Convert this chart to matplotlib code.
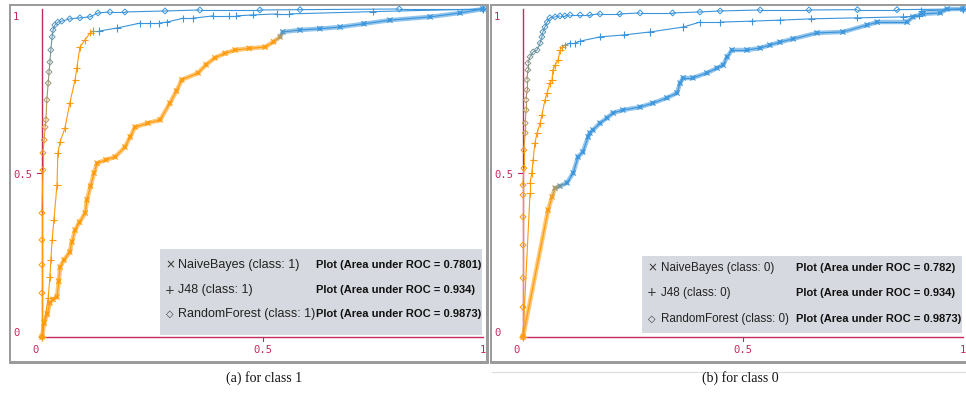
import numpy as np
import matplotlib
matplotlib.use("Agg")
import matplotlib.pyplot as plt
from matplotlib.collections import LineCollection
from matplotlib.colors import LinearSegmentedColormap
from matplotlib.patches import Rectangle

# ---------------- data: ROC points (false positive rate, true positive rate) ----------------
# class 1
nb1_fpr = [0, 0.005, 0.012, 0.018, 0.025, 0.034, 0.038, 0.041, 0.05, 0.063, 0.068, 0.075, 0.085,
           0.098, 0.102, 0.11, 0.118, 0.125, 0.145, 0.166, 0.188, 0.2, 0.211, 0.24, 0.268, 0.29,
           0.305, 0.317, 0.354, 0.372, 0.392, 0.415, 0.438, 0.47, 0.506, 0.525, 0.54, 0.546,
           0.585, 0.63, 0.676, 0.73, 0.789, 0.88, 0.948, 1.0]
nb1_tpr = [0, 0.043, 0.07, 0.104, 0.115, 0.122, 0.17, 0.213, 0.235, 0.259, 0.29, 0.326, 0.35,
           0.378, 0.418, 0.46, 0.5, 0.53, 0.54, 0.549, 0.579, 0.61, 0.64, 0.652, 0.662, 0.713,
           0.75, 0.784, 0.805, 0.83, 0.851, 0.865, 0.875, 0.88, 0.884, 0.9, 0.915, 0.93,
           0.936, 0.94, 0.945, 0.955, 0.966, 0.976, 0.988, 1.0]

j48_1_fpr = [0, 0.014, 0.018, 0.02, 0.023, 0.027, 0.034, 0.036, 0.041, 0.052, 0.063, 0.075, 0.079,
             0.086, 0.097, 0.109, 0.116, 0.13, 0.17, 0.222, 0.245, 0.265, 0.283, 0.32, 0.342,
             0.388, 0.425, 0.44, 0.478, 0.533, 0.56, 0.75, 1.0]
j48_1_tpr = [0, 0.119, 0.183, 0.235, 0.296, 0.357, 0.463, 0.561, 0.595, 0.637, 0.713, 0.784, 0.82,
             0.884, 0.905, 0.927, 0.933, 0.933, 0.942, 0.957, 0.957, 0.957, 0.96, 0.972, 0.972,
             0.979, 0.979, 0.979, 0.982, 0.985, 0.985, 0.992, 1.0]

rf1_fpr = [0, 0, 0, 0, 0, 0.002, 0.002, 0.005, 0.007, 0.009, 0.011, 0.014, 0.016, 0.018, 0.02,
           0.023, 0.025, 0.029, 0.036, 0.045, 0.063, 0.086, 0.109, 0.127, 0.154, 0.188, 0.279,
           0.358, 0.494, 0.585, 0.81, 1.0]
rf1_tpr = [0, 0.134, 0.22, 0.296, 0.378, 0.509, 0.561, 0.601, 0.64, 0.662, 0.723, 0.774, 0.808,
           0.838, 0.875, 0.915, 0.936, 0.951, 0.96, 0.963, 0.97, 0.973, 0.976, 0.988, 0.991,
           0.991, 0.994, 0.997, 0.997, 0.998, 1.0, 1.0]

# class 0
nb0_fpr = [0, 0.057, 0.066, 0.073, 0.084, 0.1, 0.114, 0.125, 0.136, 0.148, 0.152, 0.159, 0.175,
           0.191, 0.205, 0.227, 0.266, 0.295, 0.327, 0.35, 0.357, 0.364, 0.386, 0.418, 0.441,
           0.455, 0.464, 0.475, 0.509, 0.539, 0.561, 0.584, 0.614, 0.668, 0.727, 0.782, 0.805,
           0.873, 0.886, 0.909, 0.948, 0.964, 1.0]
nb0_tpr = [0, 0.387, 0.427, 0.454, 0.46, 0.47, 0.5, 0.549, 0.564, 0.61, 0.622, 0.631, 0.652,
           0.668, 0.683, 0.692, 0.701, 0.713, 0.729, 0.744, 0.774, 0.79, 0.79, 0.805, 0.82,
           0.829, 0.854, 0.875, 0.875, 0.881, 0.89, 0.899, 0.909, 0.927, 0.93, 0.951, 0.96,
           0.96, 0.976, 0.985, 0.988, 1.0, 1.0]

j48_0_fpr = [0, 0.016, 0.016, 0.02, 0.023, 0.027, 0.032, 0.039, 0.043, 0.05, 0.055, 0.061, 0.066,
             0.068, 0.073, 0.08, 0.084, 0.089, 0.095, 0.107, 0.118, 0.13, 0.175, 0.23, 0.289,
             0.364, 0.402, 0.448, 0.52, 0.584, 0.655, 0.76, 0.864, 0.9, 0.905, 1.0]
j48_0_tpr = [0, 0.439, 0.47, 0.5, 0.54, 0.591, 0.622, 0.652, 0.677, 0.723, 0.744, 0.774, 0.784,
             0.814, 0.829, 0.845, 0.875, 0.884, 0.89, 0.896, 0.896, 0.902, 0.915, 0.921, 0.93,
             0.945, 0.96, 0.96, 0.963, 0.966, 0.97, 0.973, 0.976, 0.979, 0.994, 1.0]

rf0_fpr = [0, 0, 0, 0, 0, 0, 0, 0.002, 0.002, 0.005, 0.005, 0.007, 0.007, 0.009, 0.009, 0.011,
           0.011, 0.016, 0.023, 0.032, 0.039, 0.043, 0.045, 0.05, 0.055, 0.061, 0.073, 0.084,
           0.095, 0.107, 0.13, 0.152, 0.175, 0.22, 0.266, 0.34, 0.402, 0.448, 0.539, 0.65,
           0.76, 0.85, 1.0]
rf0_tpr = [0, 0.091, 0.18, 0.28, 0.366, 0.433, 0.463, 0.515, 0.57, 0.622, 0.652, 0.692, 0.723,
           0.753, 0.784, 0.814, 0.835, 0.854, 0.869, 0.875, 0.896, 0.915, 0.93, 0.945, 0.96,
           0.973, 0.976, 0.979, 0.979, 0.982, 0.982, 0.982, 0.985, 0.985, 0.988, 0.988, 0.991,
           0.994, 0.997, 0.997, 0.998, 0.998, 1.0]

classifiers = ["NaiveBayes", "J48", "RandomForest"]
auc_class1 = ["0.7801", "0.934", "0.9873"]
auc_class0 = ["0.782", "0.934", "0.9873"]
captions = ["(a) for class 1", "(b) for class 0"]
tick_values = [0, 0.5, 1]
tick_labels = ["0", "0.5", "1"]

# ---------------- styling ----------------
W, H = 966, 393
fig = plt.figure(figsize=(W / 100, H / 100), dpi=100)
fig.patch.set_facecolor("white")

# points are shaded by threshold: orange (low) through grey to blue (high)
thr_cmap = LinearSegmentedColormap.from_list("thr", ["#ff9a0a", "#3a95dc"])
AXIS_RED = "#c42a5c"
FRAME = "#9b9b9b"
LEGEND_BG = "#d6d9df"


def frect(x0, y0, x1, y1):
    """Figure-fraction rectangle from a pixel box (top-left origin)."""
    return [x0 / W, 1 - y1 / H, (x1 - x0) / W, (y1 - y0) / H]


def fig_xy(px, py):
    return px / W, 1 - py / H


def add_box(x0, y0, x1, y1, color, z):
    r = frect(x0, y0, x1, y1)
    fig.add_artist(Rectangle((r[0], r[1]), r[2], r[3], transform=fig.transFigure,
                             facecolor=color, edgecolor="none", zorder=z))


def draw_frame(x0, y0, x1, y1):
    add_box(x0, y0, x1, y0 + 1.6, FRAME, 5)
    add_box(x0, y0, x0 + 1.8, y1, FRAME, 5)
    add_box(x1 - 2.8, y0, x1, y1, FRAME, 5)
    add_box(x0, y1 - 3.0, x1, y1, FRAME, 5)


def draw_curve(ax, fpr, tpr, marker, ms, lo, hi, band=False):
    fpr = np.asarray(fpr, float)
    tpr = np.asarray(tpr, float)
    s = np.clip((fpr + tpr - lo) / (hi - lo), 0, 1)
    pts = np.column_stack([fpr, tpr])
    segs = np.stack([pts[:-1], pts[1:]], axis=1)
    seg_c = thr_cmap((s[:-1] + s[1:]) / 2)
    if band:
        ax.add_collection(LineCollection(segs, colors=seg_c, linewidths=3.2, alpha=0.55,
                                         capstyle="round", joinstyle="round", zorder=3))
    ax.add_collection(LineCollection(segs, colors=seg_c, linewidths=0.8, zorder=3))
    cols = thr_cmap(s)
    if marker == "D":
        ax.scatter(fpr, tpr, marker="D", s=ms, facecolors="none", edgecolors=cols,
                   linewidths=0.7, zorder=4)
    else:
        ax.scatter(fpr, tpr, marker=marker, s=ms, c=cols, linewidths=0.8, zorder=4)


def make_panel(px0, px1, zero_x, one_x, curves, aucs, cls_id, shade, box, rows,
               text_x, plot_x, name_size, cap_x, caption):
    py0, py1 = 6, 361
    zero_y, one_y = 337, 9
    sx = one_x - zero_x
    sy = zero_y - one_y
    ax = fig.add_axes(frect(px0, py0, px1, py1))
    ax.set_xlim((px0 - zero_x) / sx, (px1 - zero_x) / sx)
    ax.set_ylim((zero_y - py1) / sy, (zero_y - py0) / sy)
    ax.axis("off")

    # axis lines and the two half-way ticks
    ax.plot([0, 0], [0, 1.0], color=AXIS_RED, lw=1.0, zorder=2)
    ax.plot([0, 1], [0, 0], color=AXIS_RED, lw=1.0, zorder=2)
    ax.plot([0.5, 0.5], [0, -4 / sy], color=AXIS_RED, lw=0.8, zorder=2)
    ax.plot([0, -5 / sx], [0.5, 0.5], color=AXIS_RED, lw=0.8, zorder=2)

    (nbx, nby), (jx, jy), (rx, ry) = curves
    draw_curve(ax, nbx, nby, "x", 14, *shade[0], band=True)
    draw_curve(ax, jx, jy, "+", 26, *shade[1])
    draw_curve(ax, rx, ry, "D", 9, *shade[2])

    # tick labels (monospaced, crimson)
    mono = dict(family="DejaVu Sans Mono", fontsize=7.6, color=AXIS_RED)
    y_off = {0: -4, 0.5: 2, 1: 8}
    for v, t in zip(tick_values, tick_labels):
        fig.text(*fig_xy(px0 + 2, zero_y - v * sy + y_off[v]), t, ha="left", va="center", **mono)
    for v, t in zip(tick_values, tick_labels):
        xpix = zero_x + v * sx + (-6 if v == 0 else 0)
        fig.text(*fig_xy(xpix, 350), t, ha="center", va="center", **mono)

    # legend panel
    bx0, by0, bx1, by1 = box
    add_box(bx0, by0, bx1, by1, LEGEND_BG, 6)
    symbols = ["\u00d7", "+", "\u25c7"]
    for i, name in enumerate(classifiers):
        yc = rows[i]
        fig.text(*fig_xy(bx0 + 10, yc), symbols[i], ha="center", va="center",
                 fontsize=8.5 if i < 2 else 7, color="#333333", family="DejaVu Sans", zorder=7)
        fig.text(*fig_xy(text_x, yc), f"{name} (class: {cls_id})", ha="left", va="center",
                 fontsize=name_size, color="#222222", family="Liberation Sans", zorder=7)
        fig.text(*fig_xy(plot_x, yc), f"Plot (Area under ROC = {aucs[i]})", ha="left",
                 va="center", fontsize=8.0, fontweight="bold", color="#111111",
                 family="Liberation Sans", zorder=8,
                 bbox=dict(facecolor=LEGEND_BG, edgecolor="none", pad=0.6))
    fig.text(*fig_xy(cap_x, 378), caption, ha="center", va="center",
             fontsize=10, family="Liberation Serif", color="#111111")
    return ax


make_panel(11, 486, 42, 483,
           [(nb1_fpr, nb1_tpr), (j48_1_fpr, j48_1_tpr), (rf1_fpr, rf1_tpr)],
           auc_class1, 1,
           [(1.44, 1.48), (1.04, 1.065), (0.5, 1.06)],
           (160, 249, 482, 335), [265, 290, 314], 178, 316, 9.0, 264, captions[0])

make_panel(492, 966, 523, 963,
           [(nb0_fpr, nb0_tpr), (j48_0_fpr, j48_0_tpr), (rf0_fpr, rf0_tpr)],
           auc_class0, 0,
           [(0.5, 0.56), (0.97, 1.0), (0.5, 1.06)],
           (642, 256, 962, 333), [268, 293, 319], 661, 796, 8.4, 740, captions[1])

draw_frame(9, 4, 489, 364)
draw_frame(490, 4, 969, 364)
fig.add_artist(plt.Line2D([492 / W, 1], [1 - 372 / H, 1 - 372 / H], transform=fig.transFigure,
                          color="#dddddd", lw=0.8))

fig.savefig("out.png", dpi=100, facecolor="white")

========

◆ **Problem details**: Give back exactly the lines from the first line of the data through the line with "from matplotlib.patches import Rectangle", pictures excluded.

◆ **Task output**:
Convert this chart to matplotlib code.
import numpy as np
import matplotlib
matplotlib.use("Agg")
import matplotlib.pyplot as plt
from matplotlib.collections import LineCollection
from matplotlib.colors import LinearSegmentedColormap
from matplotlib.patches import Rectangle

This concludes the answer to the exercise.